The four automakers see the California agreement as “insurance” to provide some certainty to the industry and the state no matter who wins the 2020 presidential elections, according to a person familiar with the talks who asked not to be identified because details of the negotiations haven’t been made public.
Not all automakers were approached in the talks, the person said. And it’s unclear how the rest of the auto industry and the White House will react to the deal. The four automakers represent only about 30% of U.S. new-vehicle sales.
“We have, and continue to, pursue an outcome supported by the auto industry at large, the Federal government and the State of California,” Toyota said in a statement. The company says one national standard “is optimal for the consumer, regulators and the industry as it simplifies regulations and reduces complexity and cost, which are critical to ensuring future standards can be met.”
Messages were left Thursday for General Motors and Fiat Chrysler as well as the White House.
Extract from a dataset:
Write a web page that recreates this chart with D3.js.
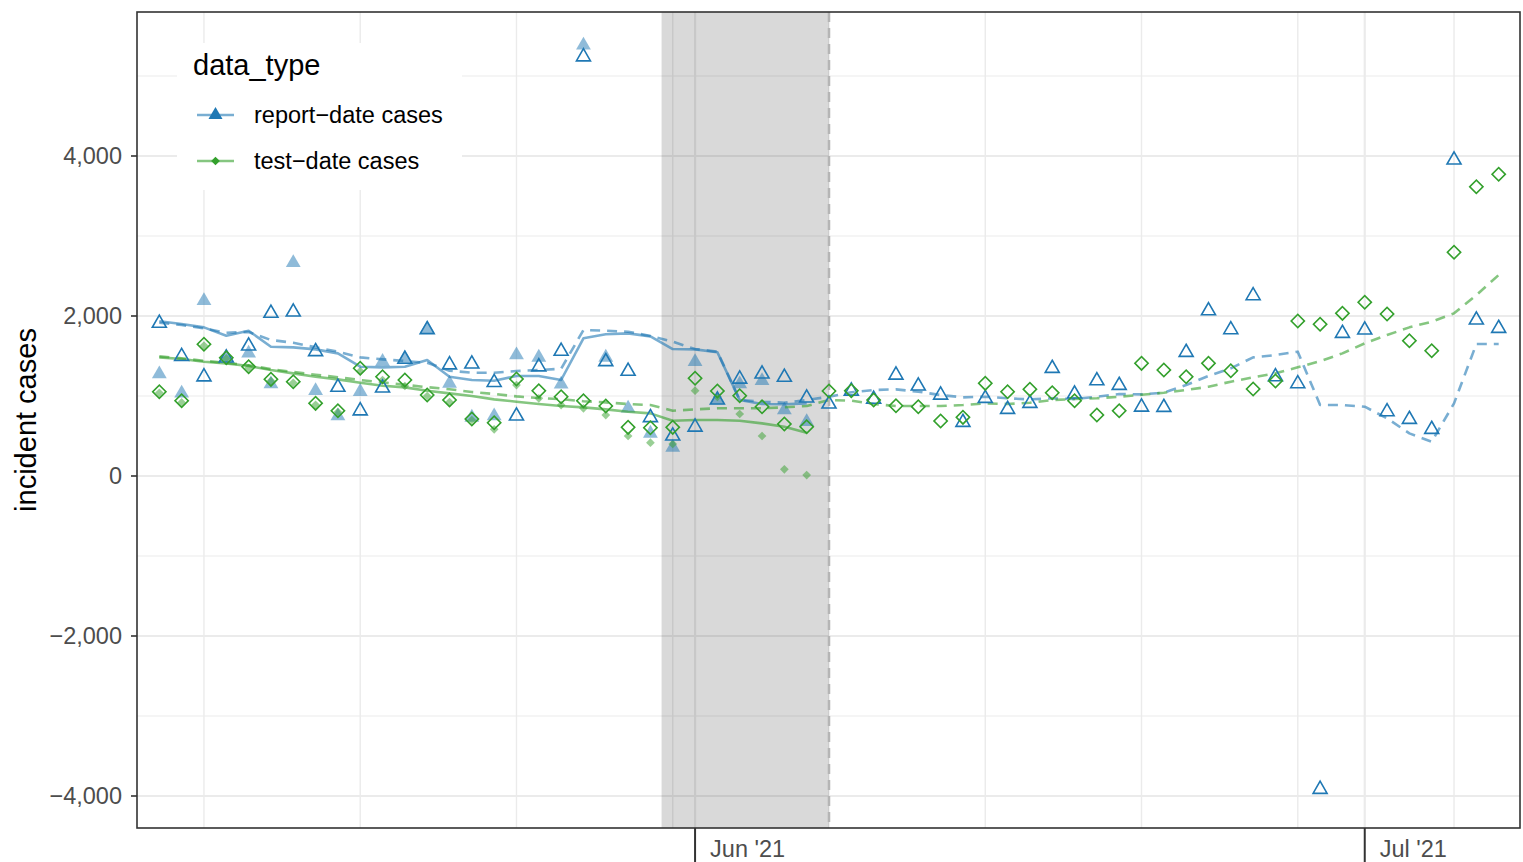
<!DOCTYPE html>
<html>
<head>
<meta charset="UTF-8">
<script src="https://d3js.org/d3.v7.min.js"></script>
<style>
  body { margin: 0; background: #fff; }
  svg { font-family: "Liberation Sans", Arial, sans-serif; display: block; }
</style>
</head>
<body>
<div id="chart"></div>
<script>
// one value per day, May 8 2021 .. Jul 7 2021
const firstDay = new Date(Date.UTC(2021, 4, 8));
const lastDay = new Date(Date.UTC(2021, 6, 7));
// earlier vintage ends Jun 6
const prevLastDay = new Date(Date.UTC(2021, 5, 6));

const reportCases = [1910,1495,1240,1475,1625,2035,2050,1555,1110,815,1100,1460,1830,1390,1400,1170,750,1365,1560,5240,1430,1310,730,500,
  612,950,1212,1275,1235,975,900,1062,960,1262,1125,1012,671,971,833,908,1346,1025,1191,1133,862,858,1546,2066,1829,2254,1241,1154,-3916,1783,
  1825,804,708,583,3950,1950,1846];
const testCases = [1054,941,1646,1479,1366,1208,1179,908,816,1346,1241,1200,1012,950,712,666,1212,1066,991,941,875,608,604,608,
  1221,1062,1004,866,650,616,1062,1066,950,877,866,687,733,1158,1054,1083,1041,941,762,816,1408,1325,1241,1408,1316,1087,1187,1937,1896,2033,
  2171,2025,1691,1566,2796,3616,3771];
const reportAvg = [1916,1887,1846,1791,1800,1700,1666,1608,1554,1483,1458,1437,1416,1316,1291,1291,1312,1325,1340,1825,1816,1804,1750,1679,
  1587,1554,950,929,916,950,991,1046,1075,1083,1054,1012,983,991,971,958,971,962,991,1025,1020,1041,1137,1250,1346,1483,1512,1554,887,887,
  866,721,533,429,908,1650,1650];
const testAvg = [1495,1470,1440,1415,1385,1335,1300,1265,1235,1200,1170,1140,1110,1085,1050,1025,995,975,960,935,920,900,887,816,
  833,846,846,846,858,875,950,941,900,875,875,875,887,908,900,916,950,962,971,991,1015,1041,1075,1116,1179,1233,1283,1358,1435,1533,
  1658,1762,1858,1929,2033,2262,2512];

// earlier vintage, May 8 .. Jun 6
const reportPrev = [1275,1035,2190,1485,1535,1150,2665,1065,750,1055,1430,1470,1837,1158,733,750,1512,1483,1146,5385,1483,846,533,358,
  1429,950,1150,1190,825,679];
const testPrev = [1040,920,1630,1470,1350,1190,1165,890,800,1310,1200,1125,1000,925,700,583,1137,971,887,846,762,500,416,400,
  1066,990,775,500,83,12];
const reportAvgPrev = [1935,1900,1858,1754,1816,1616,1608,1583,1533,1366,1358,1366,1450,1241,1200,1191,1250,1250,1200,1721,1771,1783,1745,1587,
  1583,1546,950,900,896,908];
const testAvgPrev = [1483,1462,1429,1408,1375,1325,1283,1241,1208,1166,1129,1108,1066,1033,1000,958,929,900,875,858,833,804,783,691,
  700,700,691,658,616,541];

const yMajor = [-4000, -2000, 0, 2000, 4000];
const yMinor = [-3000, -1000, 1000, 3000, 5000];
const legendItems = ["report\u2212date cases", "test\u2212date cases"];

// shaded window and cut-off line
const shadeStart = new Date(Date.UTC(2021, 4, 30, 12));
const shadeEnd = new Date(Date.UTC(2021, 5, 7));

const width = 1523, height = 862;
const panel = { left: 137, right: 1520, top: 12, bottom: 828 };

const blue = "#1f78b4", green = "#33a02c";
const blueLine = "rgba(31,120,180,0.6)", greenLine = "rgba(51,160,44,0.6)";
const blueFill = "rgba(31,120,180,0.5)", greenFill = "rgba(51,160,44,0.5)";

const days = d3.utcDay.range(firstDay, d3.utcDay.offset(lastDay, 1));
const prevDays = d3.utcDay.range(firstDay, d3.utcDay.offset(prevLastDay, 1));
const pack = (dd, vals) => dd.map((d, i) => ({ date: d, v: vals[i] }));

const x = d3.scaleUtc()
  .domain([new Date(Date.UTC(2021, 4, 7)), new Date(Date.UTC(2021, 6, 8))])
  .range([panel.left, 1521]);
const y = d3.scaleLinear().domain([-4400, 5800]).range([panel.bottom, panel.top]);

const svg = d3.select("#chart").append("svg")
  .attr("width", width).attr("height", height);

// grid
const grid = svg.append("g");
grid.selectAll(".ymin").data(yMinor).enter().append("line")
  .attr("x1", panel.left).attr("x2", panel.right)
  .attr("y1", d => y(d)).attr("y2", d => y(d))
  .attr("stroke", "#ebebeb").attr("stroke-width", 1.1);
grid.selectAll(".ymaj").data(yMajor).enter().append("line")
  .attr("x1", panel.left).attr("x2", panel.right)
  .attr("y1", d => y(d)).attr("y2", d => y(d))
  .attr("stroke", "#ebebeb").attr("stroke-width", 2.2);
const weeks = d3.utcMonday.range(x.domain()[0], x.domain()[1]);
grid.selectAll(".xmin").data(weeks).enter().append("line")
  .attr("x1", d => x(d)).attr("x2", d => x(d))
  .attr("y1", panel.top).attr("y2", panel.bottom)
  .attr("stroke", "#ebebeb").attr("stroke-width", 1.4);
const months = d3.utcMonth.range(x.domain()[0], x.domain()[1]);
grid.selectAll(".xmaj").data(months).enter().append("line")
  .attr("x1", d => x(d)).attr("x2", d => x(d))
  .attr("y1", panel.top).attr("y2", panel.bottom)
  .attr("stroke", "#ebebeb").attr("stroke-width", 2.2);

// shaded window
svg.append("rect")
  .attr("x", x(shadeStart)).attr("y", panel.top)
  .attr("width", x(shadeEnd) - x(shadeStart)).attr("height", panel.bottom - panel.top)
  .attr("fill", "rgba(0,0,0,0.15)");
svg.append("line")
  .attr("x1", x(shadeEnd)).attr("x2", x(shadeEnd))
  .attr("y1", panel.top).attr("y2", panel.bottom)
  .attr("stroke", "#b5b5b5").attr("stroke-width", 2.5)
  .attr("stroke-dasharray", "10,6");

const tri = d3.symbol().type(d3.symbolTriangle);
const sq = d3.symbol().type(d3.symbolSquare);

// earlier vintage points
svg.append("g").selectAll("path").data(pack(prevDays, reportPrev)).enter().append("path")
  .attr("d", tri.size(95)())
  .attr("transform", d => `translate(${x(d.date)},${y(d.v)})`)
  .attr("fill", blueFill);
svg.append("g").selectAll("path").data(pack(prevDays, testPrev)).enter().append("path")
  .attr("d", sq.size(38)())
  .attr("transform", d => `translate(${x(d.date)},${y(d.v)}) rotate(45)`)
  .attr("fill", greenFill);

// lines
const line = d3.line().x(d => x(d.date)).y(d => y(d.v)).defined(d => d.v != null);
function drawLine(dd, vals, color, dashed) {
  svg.append("path").datum(pack(dd, vals))
    .attr("d", line)
    .attr("fill", "none")
    .attr("stroke", color)
    .attr("stroke-width", 2.6)
    .attr("stroke-linejoin", "round")
    .attr("stroke-dasharray", dashed ? "10,7" : null);
}
drawLine(prevDays, reportAvgPrev, blueLine, false);
drawLine(prevDays, testAvgPrev, greenLine, false);
drawLine(days, reportAvg, blueLine, true);
drawLine(days, testAvg, greenLine, true);

// current points
svg.append("g").selectAll("path").data(pack(days, reportCases)).enter().append("path")
  .attr("d", tri.size(85)())
  .attr("transform", d => `translate(${x(d.date)},${y(d.v)})`)
  .attr("fill", "none").attr("stroke", blue).attr("stroke-width", 1.6);
svg.append("g").selectAll("path").data(pack(days, testCases)).enter().append("path")
  .attr("d", sq.size(88)())
  .attr("transform", d => `translate(${x(d.date)},${y(d.v)}) rotate(45)`)
  .attr("fill", "none").attr("stroke", green).attr("stroke-width", 1.6);

// legend
const legend = svg.append("g");
legend.append("rect")
  .attr("x", 177).attr("y", 43).attr("width", 285).attr("height", 147)
  .attr("fill", "#fff");
legend.append("text")
  .attr("x", 193).attr("y", 75)
  .attr("font-size", 29).attr("fill", "#000")
  .text("data_type");
legendItems.forEach((label, i) => {
  const cy = 115 + i * 46;
  legend.append("line")
    .attr("x1", 197).attr("x2", 234).attr("y1", cy).attr("y2", cy)
    .attr("stroke", i === 0 ? blueLine : greenLine).attr("stroke-width", 2.6);
  legend.append("path")
    .attr("d", i === 0 ? tri.size(85)() : sq.size(38)())
    .attr("transform", i === 0 ? `translate(215.5,${cy})` : `translate(215.5,${cy}) rotate(45)`)
    .attr("fill", i === 0 ? blue : green);
  legend.append("text")
    .attr("x", 254).attr("y", cy).attr("dy", "0.35em")
    .attr("font-size", 23.5).attr("fill", "#000")
    .text(label);
});

// panel border
svg.append("rect")
  .attr("x", panel.left).attr("y", panel.top)
  .attr("width", panel.right - panel.left).attr("height", panel.bottom - panel.top)
  .attr("fill", "none").attr("stroke", "#333").attr("stroke-width", 1.6);

// y axis
const yAxis = svg.append("g");
yAxis.selectAll("line").data(yMajor).enter().append("line")
  .attr("x1", panel.left - 6).attr("x2", panel.left)
  .attr("y1", d => y(d)).attr("y2", d => y(d))
  .attr("stroke", "#333").attr("stroke-width", 1.6);
yAxis.selectAll("text").data(yMajor).enter().append("text")
  .attr("x", panel.left - 15).attr("y", d => y(d)).attr("dy", "0.35em")
  .attr("text-anchor", "end").attr("font-size", 23.5).attr("fill", "#4d4d4d")
  .text(d => d3.format(",")(d).replace("-", "\u2212"));
svg.append("text")
  .attr("transform", `translate(36,${(panel.top + panel.bottom) / 2}) rotate(-90)`)
  .attr("text-anchor", "middle").attr("font-size", 29).attr("fill", "#000")
  .text("incident cases");

// x axis: long ticks with labels to the right
const xAxis = svg.append("g");
xAxis.selectAll("line").data(months).enter().append("line")
  .attr("x1", d => x(d)).attr("x2", d => x(d))
  .attr("y1", panel.bottom).attr("y2", height)
  .attr("stroke", "#333").attr("stroke-width", 2);
xAxis.selectAll("text").data(months).enter().append("text")
  .attr("x", d => x(d) + 15).attr("y", 857)
  .attr("font-size", 23.5).attr("fill", "#4d4d4d")
  .text(d => d3.utcFormat("%b '%y")(d));
</script>
</body>
</html>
Recognizing California’s Authority to Set Its Own Standards
The Trump administration has sought to freeze Obama administration standards that would have required the fleet of new vehicles to get an average of 36 miles per gallon in real-world driving by 2025. The freeze would keep mileage at around 30 mpg. The administration says the extra expense to comply with the requirements will raise the price of new cars, depriving buyers of new safety technology. The administration also has threatened to challenge California’s ability to set its own standards.
Automakers also would get credits for devices that aren’t counted in EPA test cycles such as stopping the engine at red lights and restarting it quickly when the driver wants to go. The process would be streamlined to get credits approved for new technologies.
The automakers also agreed to recognize California’s authority to set its own standards, which are followed by at least a dozen other states, and they will not challenge the state’s authority, according to the statement.
The National Highway Traffic Safety Administration, which draws up federal standards with the Environmental Protection Agency, said the government continues to work on a final fuel economy rule that will apply to all automakers. The administration’s proposals do not prevent any automaker from designing and building highly fuel-efficient vehicles, the agency said in a statement.
“Recognizing the importance of prioritizing safety, consumers will benefit from the expansion of the diverse designs and power trains, providing more choices for families,” the agency said.